Johannes BRAHMS (1833-1897)
Secular Vocal Quartets with Piano, Volume 2
Neue Liebeslieder-Walzer Op. 65 [18:38]
Five Songs for Mixed Choir Op. 104 [13:27]
Three Songs for Six-part Mixed Choir Op. 42 [10:32]
Liebeslieder-Walzer Op. 52 [23:04]
Haruhi Sato & Markus Bellheim (piano), Norddeutscher Figuralchor, dir. Jorg Straube
Rec. 28-29 March 2014 (Liebeslieder-Walzer) & 9-10 May 2015 (Op.42 & Op.104), Konzerthaus der Abtei, Marienmünster, Germany. (Reviewed in surround sound).
MDG 9471920-6 SACD [65:41]
Brahms’ first set of Liebeslieder-Walzer Op. 52 are from 1869 and written for vocal quartet (or SATB choir as here) and piano duet; these “love song waltzes” were so successful that a second set followed in 1874, the Neue Liebeslieder
Op. 65. Brahms orchestrated many of the waltzes as well as producing piano versions. Of this second set of fifteen waltzes, seven songs are for individual soloists. The first fourteen Neue Liebeslieder are as before in Op. 52 settings of texts of love poems from around the world collected in Georg Daumer’s Polydora, though the final waltz uses a Goethe text. It is remarkable how much variety Brahms can get within the constraints of 3/4 time, and one source is tempo, from laments to galops.
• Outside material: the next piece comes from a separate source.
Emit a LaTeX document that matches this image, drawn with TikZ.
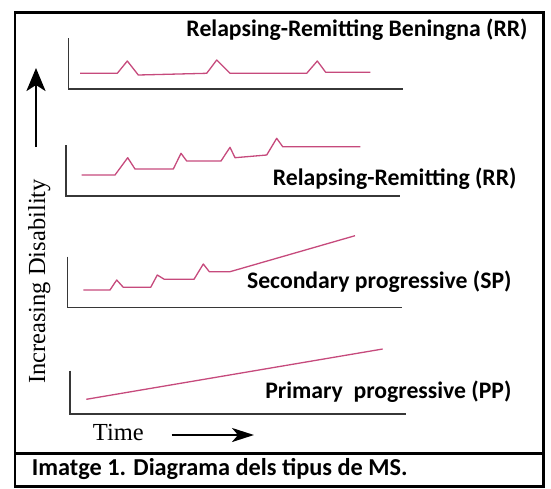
\documentclass[tikz,border=0pt]{standalone}
\usepackage{fontspec}
\setmainfont{Liberation Serif}
\newfontfamily\lblfont{Carlito}
\usetikzlibrary{arrows.meta}
\definecolor{curvec}{RGB}{198,74,124}
\definecolor{axisc}{RGB}{55,55,55}
\begin{document}
\begin{tikzpicture}[x=1pt,y=-1pt,
  curve/.style={draw=curvec, line width=1.3pt, line join=round},
  axisline/.style={draw=axisc, line width=1.3pt},
  lab/.style={font=\lblfont\bfseries\fontsize{23.7}{28}\selectfont, inner sep=0pt},
  ser/.style={font=\fontsize{24.5}{28}\selectfont, inner sep=0pt},
  bigarrow/.style={line width=2.8pt, -{Stealth[length=23pt,width=19pt,inset=6pt]}}]
\useasboundingbox (0,0) rectangle (551,488);
% frame
\draw[line width=2.5pt] (15,12.5) rectangle (543.5,486.5);
\draw[line width=2.5pt] (15,453.5) -- (543.5,453.5);
% panel 1
\draw[axisline] (68.8,38.3) -- (68.8,89) -- (402.7,89);
\draw[curve] (80,73.3) -- (117.3,73.3) -- (127.3,61) -- (138.3,75) -- (206.7,73.3) -- (216.7,60) -- (230,73.3) -- (306.7,73.3) -- (317.3,61) -- (325.7,72.3) -- (370.3,72.3);
\node[lab, anchor=base east] (t1) at (527.7,36.5) {Relapsing-Remitting Beningna (RR)};
% panel 2
\draw[axisline] (66,145) -- (66,196) -- (400.3,196);
\draw[curve] (81.7,175) -- (115,175) -- (127.7,157.7) -- (135,169) -- (173.3,169) -- (181,153.3) -- (186.7,161) -- (221,161) -- (230,147.3) -- (235,157.7) -- (266.7,155) -- (276.7,138.3) -- (282.7,146.7) -- (360.3,146.7);
\node[lab, anchor=base east] (t2) at (516.7,185.7) {Relapsing-Remitting (RR)};
% panel 3
\draw[axisline] (67.8,256.7) -- (67.8,307.5) -- (401.7,307.5);
\draw[curve] (83.3,290) -- (110,290) -- (116.7,280) -- (123.3,287.3) -- (150.7,287.3) -- (157.3,275) -- (164.3,279.3) -- (194,279.3) -- (203.3,264) -- (209.3,271.7) -- (230,271.7) -- (355,235.7);
\node[lab, anchor=base east] (t3) at (511.7,288) {Secondary progressive (SP)};
% panel 4
\draw[axisline] (70,370.5) -- (70,414) -- (406,414);
\draw[curve] (86.3,399.3) -- (382.7,349);
\node[lab, anchor=base east] (t4) at (511.7,398.5) {Primary\ \ progressive (PP)};
% axes labels
\coordinate (upA) at (36,147);
\coordinate (upB) at (36,68);
\draw[bigarrow] (upA) -- (upB);
\node[ser, rotate=90, anchor=base] (dis) at (45,281.5) {Increasing Disability};
\node[ser, anchor=base west] (time) at (92.7,440.7) {Time};
\coordinate (rtA) at (171.7,435);
\coordinate (rtB) at (254,435);
\draw[line width=2.5pt, -{Stealth[length=22pt,width=14pt,inset=6pt]}] (rtA) -- (rtB);
% caption
\node[lab, font=\lblfont\bfseries\fontsize{24.3}{28}\selectfont, anchor=base west] (cap) at (31.7,475) {Imatge 1. Diagrama dels tipus de MS.};
\end{tikzpicture}
\end{document}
On this recording the Norddeutscher Figuralchor, led by the conductor Jörg Straube, includes both the Liebeslieder-Walzer collections and sings them with a charm and sweetness that recognises that this is the closest we get to “light Brahms”, especially in the first set of Op. 52. The choir, described in the booklet as “one of Germany’s leading semi-professional chamber choirs”, is sure in intonation and, where appropriate, unbuttoned in manner while keeping their discipline. They also manage to sound as if they are enjoying themselves, whether the tempo suggests an elegant ballroom or a bibulous peasant gathering. Straube finds persuasive tempi throughout, and achieves good balance between sections. In the second set, the Neue Liebeslieder, the calibre of the three soloists is very impressive, especially soprano Ania Vegry who sings in six of the songs. Above all, the musical manner is that of the large Viennese bourgeois drawing room where skilled sight-reading amateurs are singing for themselves and friends. That is easier to achieve with the vocal quartet versions than the choral upgrade perhaps, but they manage nonetheless.
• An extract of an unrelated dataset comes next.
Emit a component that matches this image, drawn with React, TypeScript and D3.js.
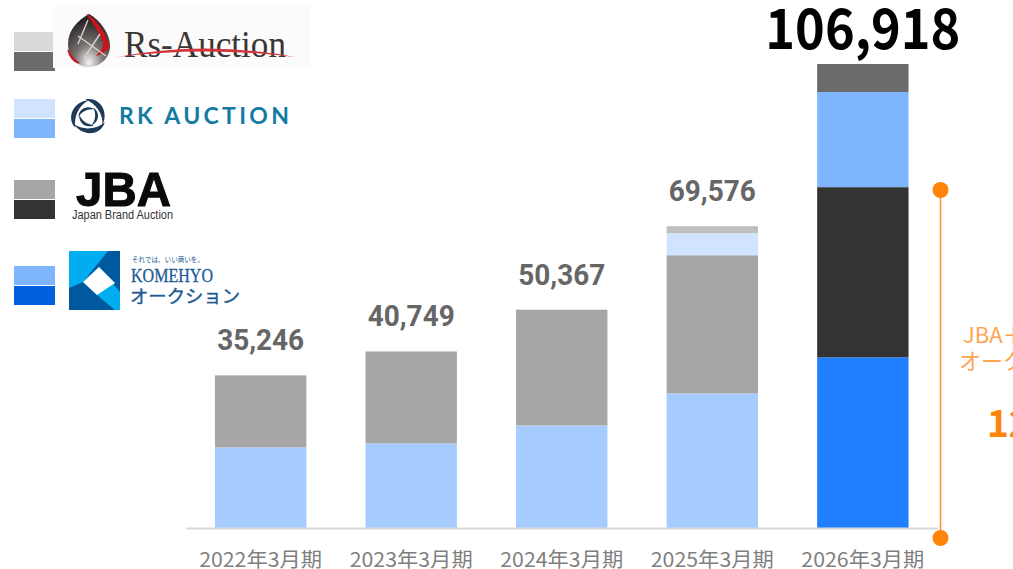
import * as d3 from "d3";
import { useEffect, useRef } from "react";

const years = ["2022年3月期", "2023年3月期", "2024年3月期", "2025年3月期", "2026年3月期"];
const totals = [35246, 40749, 50367, 69576, 106918];
const komehyo = [18660, 19590, 23730, 31100, 39400];
const jba = [16586, 21159, 26637, 31800, 39170];
const rk = [0, 0, 0, 5070, 21898];
const rs = [0, 0, 0, 1606, 6450];

const seriesKeys = ["komehyo", "jba", "rk", "rs"];
const pastColors = ["#a6ccff", "#a6a6a6", "#d0e4ff", "#bfbfbf"];
const latestColors = ["#2080ff", "#333333", "#7fb5ff", "#6b6b6b"];

// light swatch, dark swatch for each auction
const legendColors = [
    ["#d9d9d9", "#6b6b6b"],
    ["#d0e4ff", "#7fb5ff"],
    ["#a6a6a6", "#333333"],
    ["#7fb5ff", "#0060dd"],
];
const legendTops = [32, 99, 180, 266];

const JP = "'Noto Sans CJK JP', 'Noto Sans', sans-serif";

function App() {
    const ref = useRef<SVGSVGElement | null>(null);

    useEffect(() => {
        const svg = d3.select(ref.current);
        svg.selectAll("*").remove();

        const rows = years.map((y, i) => ({
            year: y,
            komehyo: komehyo[i],
            jba: jba[i],
            rk: rk[i],
            rs: rs[i],
        }));

        const x = d3.scaleBand().domain(years).range([185.3, 938.2]).paddingInner(0.393).paddingOuter(0.197);
        const y = d3.scaleLinear().domain([0, 106918]).range([528.5, 64]);

        const stacked = d3.stack().keys(seriesKeys)(rows as any);

        // bars
        stacked.forEach((layer, li) => {
            svg.append("g")
                .selectAll("rect")
                .data(layer)
                .enter()
                .append("rect")
                .attr("x", (d: any) => x(d.data.year) as number)
                .attr("y", d => y(d[1]))
                .attr("width", x.bandwidth())
                .attr("height", d => y(d[0]) - y(d[1]))
                .attr("fill", (d: any) => (d.data.year === years[4] ? latestColors[li] : pastColors[li]));
        });

        // baseline
        svg.append("line")
            .attr("x1", 186).attr("x2", 938)
            .attr("y1", 528.5).attr("y2", 528.5)
            .attr("stroke", "#d9d9d9").attr("stroke-width", 2);

        // category labels
        svg.append("g")
            .selectAll("text")
            .data(years)
            .enter()
            .append("text")
            .attr("x", d => (x(d) as number) + x.bandwidth() / 2)
            .attr("y", 567)
            .attr("text-anchor", "middle")
            .style("font-family", JP)
            .style("font-size", "20px")
            .attr("textLength", 123)
            .attr("lengthAdjust", "spacingAndGlyphs")
            .attr("fill", "#7f7f7f")
            .text(d => d);

        // totals, the last one is set larger in another face
        svg.append("g")
            .selectAll("text")
            .data(totals)
            .enter()
            .append("text")
            .attr("x", (_, i) => (x(years[i]) as number) + x.bandwidth() / 2)
            .attr("y", (d, i) => (i === 4 ? 48.5 : y(d) - 25))
            .attr("text-anchor", "middle")
            .style("font-family", (_, i) => (i === 4 ? JP : "Roboto, sans-serif"))
            .style("font-weight", 700)
            .style("font-size", (_, i) => (i === 4 ? "56px" : "29px"))
            .attr("textLength", (_, i) => (i === 4 ? 195 : 87))
            .attr("lengthAdjust", "spacingAndGlyphs")
            .attr("fill", (_, i) => (i === 4 ? "#000000" : "#666666"))
            .text(d => d3.format(",")(d));

        // orange bracket
        svg.append("line")
            .attr("x1", 940.5).attr("x2", 940.5)
            .attr("y1", 190).attr("y2", 538)
            .attr("stroke", "#ff9530").attr("stroke-width", 1.6);
        svg.selectAll("circle.end")
            .data([190, 538])
            .enter()
            .append("circle")
            .attr("cx", 940.5)
            .attr("cy", d => d)
            .attr("r", 8)
            .attr("fill", "#ff8409");

        const note = svg.append("g").attr("fill", "#ffa552").style("font-family", JP).style("font-size", "22px");
        note.append("text").attr("x", 963).attr("y", 343).text("JBA＋");
        note.append("text").attr("x", 959).attr("y", 369).text("オーク");
        svg.append("text")
            .attr("x", 987).attr("y", 437)
            .attr("fill", "#ff8409")
            .style("font-family", JP)
            .style("font-weight", 700)
            .style("font-size", "37px")
            .text("12");

        // legend swatches
        legendColors.forEach((pair, i) => {
            const top = legendTops[i];
            svg.append("rect").attr("x", 14).attr("y", top).attr("width", 41).attr("height", 19).attr("fill", pair[0]);
            svg.append("rect").attr("x", 14).attr("y", top + 20).attr("width", 41).attr("height", 19).attr("fill", pair[1]);
        });

        // Rs-Auction logo
        const defs = svg.append("defs");
        const orb = defs.append("radialGradient").attr("id", "orb").attr("cx", "50%").attr("cy", "92%").attr("r", "80%");
        orb.append("stop").attr("offset", "0%").attr("stop-color", "#f4f4f4");
        orb.append("stop").attr("offset", "45%").attr("stop-color", "#77716f");
        orb.append("stop").attr("offset", "100%").attr("stop-color", "#2a2626");

        svg.append("rect").attr("x", 53).attr("y", 6).attr("width", 257).attr("height", 62).attr("fill", "#fbfbfb");
        const rsLogo = svg.append("g");
        rsLogo.append("path")
            .attr("d", "M89 14 C100 20 110 34 110 46 C110 58 100 67 89 67 C78 67 68 58 68 44 C68 30 78 20 89 14 Z")
            .attr("fill", "url(#orb)");
        rsLogo.append("path").attr("d", "M86 14 C94 16 106 32 110 47 C106 52 100 55 96 56 C102 50 104 46 103 42 C98 30 92 22 86 14 Z")
            .attr("fill", "#c8161d");
        rsLogo.append("path").attr("d", "M68 50 C70 56 74 60 79 63 C75 62 70 58 68 50 Z")
            .attr("fill", "#c8161d").attr("stroke", "#c8161d").attr("stroke-width", 1.5);
        rsLogo.append("path").attr("d", "M88 20 L78 44 M78 36 L106 56 M100 34 L84 58")
            .attr("fill", "none").attr("stroke", "#d8d0d0").attr("stroke-width", 1.4);
        rsLogo.append("text")
            .attr("x", 124).attr("y", 57)
            .style("font-family", "'Liberation Serif', serif")
            .style("font-size", "37px")
            .attr("textLength", 162)
            .attr("lengthAdjust", "spacingAndGlyphs")
            .attr("fill", "#3d3533")
            .text("Rs-Auction");
        rsLogo.append("path").attr("d", "M117 57 Q205 40 295 57 Q205 46 117 57 Z").attr("fill", "#d4343a");

        // RK AUCTION logo, three swirl blades
        const rkLogo = svg.append("g").attr("transform", "translate(88.5,116.5)").attr("fill", "#1d3a56");
        [0, 120, 240].forEach(angle => {
            rkLogo.append("path")
                .attr("d", "M-3 -17 C10 -20 21 -6 14 9 C15 -3 7 -13 -3 -17 Z")
                .attr("transform", `rotate(${angle})`);
            rkLogo.append("path")
                .attr("d", "M-2 -10 C6 -11 12 -3 8 5 C8 -2 4 -7 -2 -10 Z")
                .attr("transform", `rotate(${angle + 40})`);
        });
        svg.append("text")
            .attr("x", 119).attr("y", 123.5)
            .style("font-family", "Lato, sans-serif")
            .style("font-weight", 700)
            .style("font-size", "23px")
            .attr("textLength", 170)
            .attr("fill", "#137ba3")
            .text("RK AUCTION");

        // JBA logo
        svg.append("text")
            .attr("x", 76).attr("y", 206)
            .style("font-family", "'Liberation Sans', sans-serif")
            .style("font-weight", 700)
            .style("font-size", "49px")
            .attr("textLength", 95)
            .attr("lengthAdjust", "spacingAndGlyphs")
            .attr("fill", "#0a0a0a")
            .attr("stroke", "#0a0a0a")
            .attr("stroke-width", 1)
            .text("JBA");
        svg.append("text")
            .attr("x", 72).attr("y", 219)
            .style("font-family", "'Liberation Sans', sans-serif")
            .style("font-size", "12px")
            .attr("textLength", 101)
            .attr("lengthAdjust", "spacingAndGlyphs")
            .attr("fill", "#333333")
            .text("Japan Brand Auction");

        // KOMEHYO logo
        const kLogo = svg.append("g");
        kLogo.append("rect").attr("x", 69).attr("y", 251).attr("width", 51).attr("height", 59).attr("fill", "#00aeef");
        kLogo.append("path").attr("d", "M108 251 H120 V292 L99 267 L83 282 Z").attr("fill", "#00589f");
        kLogo.append("path").attr("d", "M69 288 L83 282 L97 295 L115 310 H69 Z").attr("fill", "#00589f");
        kLogo.append("path").attr("d", "M99 267 L115 283 L97 295 L83 282 Z").attr("fill", "#ffffff");
        svg.append("text")
            .attr("x", 132).attr("y", 262)
            .style("font-family", JP)
            .style("font-size", "7px")
            .attr("textLength", 72)
            .attr("lengthAdjust", "spacingAndGlyphs")
            .attr("fill", "#1d5b92")
            .text("それでは、いい商いを。");
        svg.append("text")
            .attr("x", 131).attr("y", 282)
            .style("font-family", "'Liberation Serif', serif")
            .style("font-size", "18px")
            .attr("textLength", 82)
            .attr("lengthAdjust", "spacingAndGlyphs")
            .attr("fill", "#1d5b92")
            .attr("stroke", "#1d5b92")
            .attr("stroke-width", 0.3)
            .text("KOMEHYO");
        svg.append("text")
            .attr("x", 130).attr("y", 303)
            .style("font-family", JP)
            .style("font-size", "18px")
            .attr("textLength", 110)
            .attr("lengthAdjust", "spacingAndGlyphs")
            .attr("fill", "#1d5b92")
            .attr("stroke", "#1d5b92")
            .attr("stroke-width", 0.4)
            .text("オークション");
    }, []);

    return (
        <svg
            ref={ref}
            width={1013}
            height={569}
            style={{ position: "absolute", left: 0, top: 0, background: "#ffffff" }}
        />
    );
}

export default App;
The Three Songs for Six-part Mixed Choir Op. 42 appeared in print in 1868 but were composed around 1860. The six parts divide the lower male and female voice types giving an SAATBB choir, the first time, but far from the last, that Brahms wrote for that arrangement. It brings richness and complexity, not least in the first of these three songs which deploys the sections in shifting combinations and has everyone singing almost throughout. The Norddeutscher Figuralchor have ideal expertise for this, with their dead-centre tuning and careful balancing, so that one hears why this is regarded as one of his great lyric choral pieces. The second song is a favourite with choirs also; the third and longest is a funeral song from that once very popular bogus poet Ossian and Straube ensures the funereal rhythms do not drag.
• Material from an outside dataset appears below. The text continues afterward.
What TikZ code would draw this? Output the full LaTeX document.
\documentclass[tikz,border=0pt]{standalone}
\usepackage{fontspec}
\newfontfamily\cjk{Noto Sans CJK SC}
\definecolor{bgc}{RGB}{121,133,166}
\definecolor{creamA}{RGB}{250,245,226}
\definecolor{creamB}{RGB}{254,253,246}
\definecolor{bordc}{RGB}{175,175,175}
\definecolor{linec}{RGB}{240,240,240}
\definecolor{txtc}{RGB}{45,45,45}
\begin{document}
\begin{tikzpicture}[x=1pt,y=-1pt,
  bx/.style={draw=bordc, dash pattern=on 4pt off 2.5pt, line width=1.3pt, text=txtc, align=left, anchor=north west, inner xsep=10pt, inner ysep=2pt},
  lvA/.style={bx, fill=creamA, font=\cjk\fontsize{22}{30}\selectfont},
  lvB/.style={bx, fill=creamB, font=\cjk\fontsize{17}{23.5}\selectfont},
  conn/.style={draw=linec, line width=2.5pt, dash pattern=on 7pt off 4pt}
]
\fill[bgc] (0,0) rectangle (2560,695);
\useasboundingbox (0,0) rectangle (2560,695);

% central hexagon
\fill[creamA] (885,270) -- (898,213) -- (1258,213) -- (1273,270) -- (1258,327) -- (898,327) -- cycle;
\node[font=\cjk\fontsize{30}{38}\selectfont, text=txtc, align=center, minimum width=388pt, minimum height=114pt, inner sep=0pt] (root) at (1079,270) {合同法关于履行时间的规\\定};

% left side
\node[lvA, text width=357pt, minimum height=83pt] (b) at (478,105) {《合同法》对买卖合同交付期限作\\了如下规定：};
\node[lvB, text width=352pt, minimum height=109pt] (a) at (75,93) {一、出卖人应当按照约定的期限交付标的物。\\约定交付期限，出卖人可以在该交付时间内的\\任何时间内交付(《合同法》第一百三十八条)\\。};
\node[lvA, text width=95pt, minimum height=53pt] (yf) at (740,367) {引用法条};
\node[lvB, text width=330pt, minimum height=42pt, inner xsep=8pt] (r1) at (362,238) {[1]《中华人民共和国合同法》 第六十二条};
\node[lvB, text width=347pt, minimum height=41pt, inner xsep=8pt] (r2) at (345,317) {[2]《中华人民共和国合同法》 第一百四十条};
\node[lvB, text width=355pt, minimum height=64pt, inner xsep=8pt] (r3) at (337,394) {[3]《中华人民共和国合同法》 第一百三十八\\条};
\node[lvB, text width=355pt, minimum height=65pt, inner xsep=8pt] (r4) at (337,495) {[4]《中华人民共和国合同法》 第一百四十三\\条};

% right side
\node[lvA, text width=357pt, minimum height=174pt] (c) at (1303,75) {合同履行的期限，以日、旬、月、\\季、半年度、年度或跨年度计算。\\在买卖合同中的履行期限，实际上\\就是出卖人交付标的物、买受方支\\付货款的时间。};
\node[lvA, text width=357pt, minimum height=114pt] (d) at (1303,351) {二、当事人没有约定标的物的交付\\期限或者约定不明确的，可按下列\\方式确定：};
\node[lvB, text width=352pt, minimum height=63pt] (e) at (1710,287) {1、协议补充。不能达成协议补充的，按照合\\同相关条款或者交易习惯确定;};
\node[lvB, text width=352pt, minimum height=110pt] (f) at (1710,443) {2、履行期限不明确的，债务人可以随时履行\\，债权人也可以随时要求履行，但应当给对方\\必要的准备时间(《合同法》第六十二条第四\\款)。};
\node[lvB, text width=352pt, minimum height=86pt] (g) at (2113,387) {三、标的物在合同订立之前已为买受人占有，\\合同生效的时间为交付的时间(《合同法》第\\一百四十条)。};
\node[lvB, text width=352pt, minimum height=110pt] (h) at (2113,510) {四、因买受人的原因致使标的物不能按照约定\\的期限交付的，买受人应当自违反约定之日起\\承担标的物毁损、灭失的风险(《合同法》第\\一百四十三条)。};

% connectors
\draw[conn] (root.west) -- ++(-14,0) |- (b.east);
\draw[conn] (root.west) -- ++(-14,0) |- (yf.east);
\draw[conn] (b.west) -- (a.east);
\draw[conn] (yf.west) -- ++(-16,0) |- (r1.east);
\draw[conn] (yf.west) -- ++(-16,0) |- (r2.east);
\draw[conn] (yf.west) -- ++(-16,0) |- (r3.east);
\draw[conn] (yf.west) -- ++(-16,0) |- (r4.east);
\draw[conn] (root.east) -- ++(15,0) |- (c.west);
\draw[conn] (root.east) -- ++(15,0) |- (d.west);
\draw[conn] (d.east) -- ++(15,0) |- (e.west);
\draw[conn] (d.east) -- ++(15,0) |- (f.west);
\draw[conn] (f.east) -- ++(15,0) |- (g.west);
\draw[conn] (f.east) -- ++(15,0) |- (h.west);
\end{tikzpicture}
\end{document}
The Five Songs for Mixed Chorus Op. 104 (1890) is the last of the composer’s secular choral works. The adjective most often encountered to describe much late Brahms is “autumnal”. Here two of the songs evoke that season and mood directly. The third song sets Kalbeck’s poem Letztes Glück (“Last Happiness”) in which the leaves are falling, but the unhappy heart never forgets its last happiness. This is described (by Virginia Harrison, in The Compleat Brahms, Ed. Botstein, 1999) as “one of Brahms’s most beautiful and difficult songs”. Here the difficulties are overcome so that we hear only the beauty. The final song, though the first to be written, is Im Herbst
(“In Autumn”) to a text from Klaus Groth. It is one of Brahms’s more sombre creations, treating the approach of a death that might not be entirely unwelcome. Its tricky chromatic writing
and the beautifully wrought performance brings great power to this
sentiment.
The Norddeutscher Figuralchor, founded by Jorg Straube in 1981, shows an impressive range on this disc, offering equal mastery of
both the demanding songs and of the straightforward ones - Jorg Straube is clearly a very able choir trainer and director indeed. Their work is captured with great clarity and atmosphere by MDG’s excellent SACD production, which also balances the choir well with the fine piano duettists in the Liebeslieder-Walzer. The booklet has
the German song texts (but no translations) and helpful notes in English, French and German. I note too that the first volume of this pair of MDG SACDs of Brahms’ secular choral works from Jorg Straube and the Norddeutscher Figuralchor is still available. I have not heard that, but suspect it is as recommendable as this companion issue.